### YOUR TASK
Return every line below as is, leaving out the pictures.

━━━━

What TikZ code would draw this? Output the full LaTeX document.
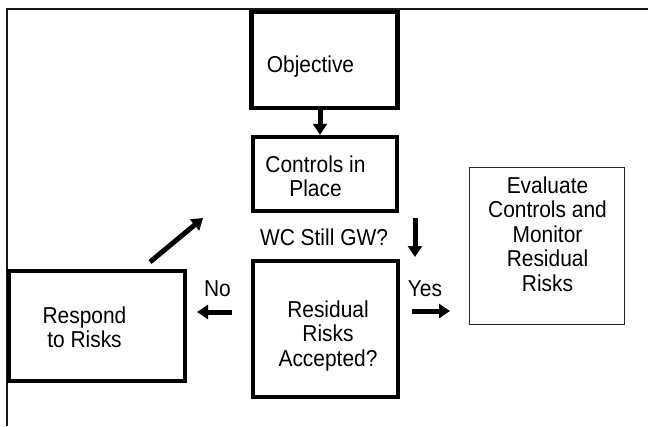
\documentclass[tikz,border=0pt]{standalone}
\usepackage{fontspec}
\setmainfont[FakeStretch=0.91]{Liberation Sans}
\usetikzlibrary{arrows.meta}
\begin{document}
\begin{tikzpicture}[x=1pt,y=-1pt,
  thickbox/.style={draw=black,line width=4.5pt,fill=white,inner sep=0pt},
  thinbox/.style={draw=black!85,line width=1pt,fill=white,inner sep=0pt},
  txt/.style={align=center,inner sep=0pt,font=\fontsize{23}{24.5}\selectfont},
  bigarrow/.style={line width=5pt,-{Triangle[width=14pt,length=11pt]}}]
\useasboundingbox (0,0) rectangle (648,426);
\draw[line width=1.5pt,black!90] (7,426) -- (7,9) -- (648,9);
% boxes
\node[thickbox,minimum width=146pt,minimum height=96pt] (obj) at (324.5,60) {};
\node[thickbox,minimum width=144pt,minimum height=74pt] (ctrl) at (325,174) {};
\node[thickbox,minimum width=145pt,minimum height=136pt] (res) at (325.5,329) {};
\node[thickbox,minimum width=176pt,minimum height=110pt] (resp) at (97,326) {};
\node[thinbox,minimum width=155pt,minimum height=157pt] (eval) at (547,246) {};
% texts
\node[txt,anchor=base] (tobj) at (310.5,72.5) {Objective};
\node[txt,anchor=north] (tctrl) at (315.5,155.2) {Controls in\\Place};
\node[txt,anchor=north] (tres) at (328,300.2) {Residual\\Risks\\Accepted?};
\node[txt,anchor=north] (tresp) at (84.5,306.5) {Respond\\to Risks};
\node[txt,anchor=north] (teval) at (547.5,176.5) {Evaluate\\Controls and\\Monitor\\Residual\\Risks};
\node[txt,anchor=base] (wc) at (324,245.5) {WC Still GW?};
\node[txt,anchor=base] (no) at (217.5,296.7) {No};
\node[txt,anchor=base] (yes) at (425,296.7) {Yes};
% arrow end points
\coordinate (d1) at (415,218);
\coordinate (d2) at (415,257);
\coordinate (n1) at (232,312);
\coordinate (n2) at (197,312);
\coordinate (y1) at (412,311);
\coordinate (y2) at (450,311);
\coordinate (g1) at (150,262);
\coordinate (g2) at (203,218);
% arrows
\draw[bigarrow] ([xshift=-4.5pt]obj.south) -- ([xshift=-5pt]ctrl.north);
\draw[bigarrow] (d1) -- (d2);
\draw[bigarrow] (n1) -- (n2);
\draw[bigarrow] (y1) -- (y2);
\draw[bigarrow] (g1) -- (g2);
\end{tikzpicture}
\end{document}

━━━━

### TASK RESULT
What TikZ code would draw this? Output the full LaTeX document.
\documentclass[tikz,border=0pt]{standalone}
\usepackage{fontspec}
\setmainfont[FakeStretch=0.91]{Liberation Sans}
\usetikzlibrary{arrows.meta}
\begin{document}
\begin{tikzpicture}[x=1pt,y=-1pt,
  thickbox/.style={draw=black,line width=4.5pt,fill=white,inner sep=0pt},
  thinbox/.style={draw=black!85,line width=1pt,fill=white,inner sep=0pt},
  txt/.style={align=center,inner sep=0pt,font=\fontsize{23}{24.5}\selectfont},
  bigarrow/.style={line width=5pt,-{Triangle[width=14pt,length=11pt]}}]
\useasboundingbox (0,0) rectangle (648,426);
\draw[line width=1.5pt,black!90] (7,426) -- (7,9) -- (648,9);
% boxes
\node[thickbox,minimum width=146pt,minimum height=96pt] (obj) at (324.5,60) {};
\node[thickbox,minimum width=144pt,minimum height=74pt] (ctrl) at (325,174) {};
\node[thickbox,minimum width=145pt,minimum height=136pt] (res) at (325.5,329) {};
\node[thickbox,minimum width=176pt,minimum height=110pt] (resp) at (97,326) {};
\node[thinbox,minimum width=155pt,minimum height=157pt] (eval) at (547,246) {};
% texts
\node[txt,anchor=base] (tobj) at (310.5,72.5) {Objective};
\node[txt,anchor=north] (tctrl) at (315.5,155.2) {Controls in\\Place};
\node[txt,anchor=north] (tres) at (328,300.2) {Residual\\Risks\\Accepted?};
\node[txt,anchor=north] (tresp) at (84.5,306.5) {Respond\\to Risks};
\node[txt,anchor=north] (teval) at (547.5,176.5) {Evaluate\\Controls and\\Monitor\\Residual\\Risks};
\node[txt,anchor=base] (wc) at (324,245.5) {WC Still GW?};
\node[txt,anchor=base] (no) at (217.5,296.7) {No};
\node[txt,anchor=base] (yes) at (425,296.7) {Yes};
% arrow end points
\coordinate (d1) at (415,218);
\coordinate (d2) at (415,257);
\coordinate (n1) at (232,312);
\coordinate (n2) at (197,312);
\coordinate (y1) at (412,311);
\coordinate (y2) at (450,311);
\coordinate (g1) at (150,262);
\coordinate (g2) at (203,218);
% arrows
\draw[bigarrow] ([xshift=-4.5pt]obj.south) -- ([xshift=-5pt]ctrl.north);
\draw[bigarrow] (d1) -- (d2);
\draw[bigarrow] (n1) -- (n2);
\draw[bigarrow] (y1) -- (y2);
\draw[bigarrow] (g1) -- (g2);
\end{tikzpicture}
\end{document}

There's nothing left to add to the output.